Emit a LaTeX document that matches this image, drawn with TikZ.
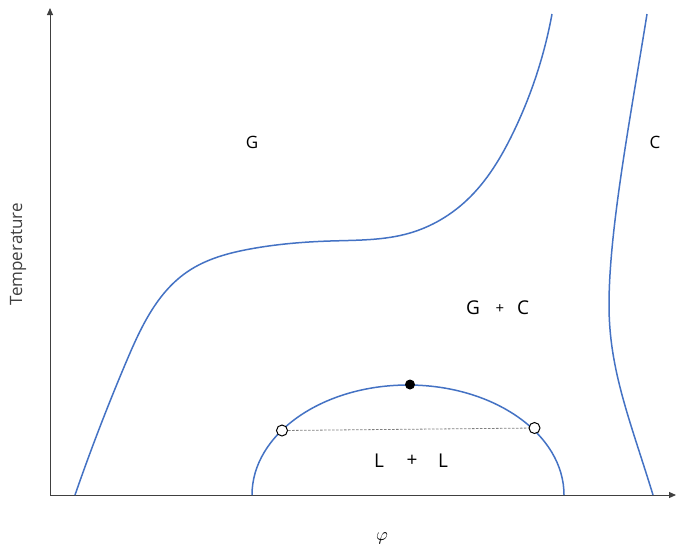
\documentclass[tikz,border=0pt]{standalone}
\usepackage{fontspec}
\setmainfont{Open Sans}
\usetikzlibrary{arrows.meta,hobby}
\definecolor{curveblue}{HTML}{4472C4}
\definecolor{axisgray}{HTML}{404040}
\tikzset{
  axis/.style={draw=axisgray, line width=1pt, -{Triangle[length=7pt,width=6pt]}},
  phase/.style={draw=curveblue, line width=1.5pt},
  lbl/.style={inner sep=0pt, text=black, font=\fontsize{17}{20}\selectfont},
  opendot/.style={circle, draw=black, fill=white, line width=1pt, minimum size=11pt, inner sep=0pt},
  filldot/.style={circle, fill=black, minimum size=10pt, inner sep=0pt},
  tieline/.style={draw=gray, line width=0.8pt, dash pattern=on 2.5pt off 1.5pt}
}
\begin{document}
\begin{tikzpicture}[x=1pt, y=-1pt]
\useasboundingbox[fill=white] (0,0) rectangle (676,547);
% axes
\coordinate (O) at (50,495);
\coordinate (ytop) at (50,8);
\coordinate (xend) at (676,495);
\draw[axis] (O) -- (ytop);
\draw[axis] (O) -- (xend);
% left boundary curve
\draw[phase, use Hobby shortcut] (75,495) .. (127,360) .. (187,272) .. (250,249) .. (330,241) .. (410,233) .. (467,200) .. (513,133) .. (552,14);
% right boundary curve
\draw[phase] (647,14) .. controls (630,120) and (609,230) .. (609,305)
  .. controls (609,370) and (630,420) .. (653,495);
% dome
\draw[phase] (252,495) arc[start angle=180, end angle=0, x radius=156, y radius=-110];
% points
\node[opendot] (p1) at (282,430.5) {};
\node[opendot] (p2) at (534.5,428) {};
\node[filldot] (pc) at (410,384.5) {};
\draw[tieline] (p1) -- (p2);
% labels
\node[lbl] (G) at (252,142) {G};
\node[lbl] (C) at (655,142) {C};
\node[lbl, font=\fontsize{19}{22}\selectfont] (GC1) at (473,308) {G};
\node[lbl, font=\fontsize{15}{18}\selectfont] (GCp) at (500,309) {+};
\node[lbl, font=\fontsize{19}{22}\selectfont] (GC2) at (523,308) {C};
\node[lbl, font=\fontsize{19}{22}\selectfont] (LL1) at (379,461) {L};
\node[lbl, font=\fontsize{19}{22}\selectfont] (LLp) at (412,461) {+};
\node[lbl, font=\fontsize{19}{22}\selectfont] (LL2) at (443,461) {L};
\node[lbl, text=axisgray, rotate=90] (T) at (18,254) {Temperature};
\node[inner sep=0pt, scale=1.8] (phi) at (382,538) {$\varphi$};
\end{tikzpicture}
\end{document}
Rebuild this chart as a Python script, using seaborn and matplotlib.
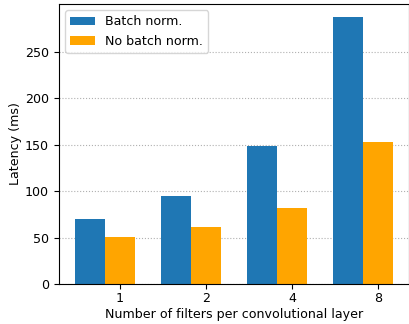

- - -

### [Written problem]
Tally the lines of the data that hold the string "this". Answer with the number and nothing more.

### [Exercise solution]
2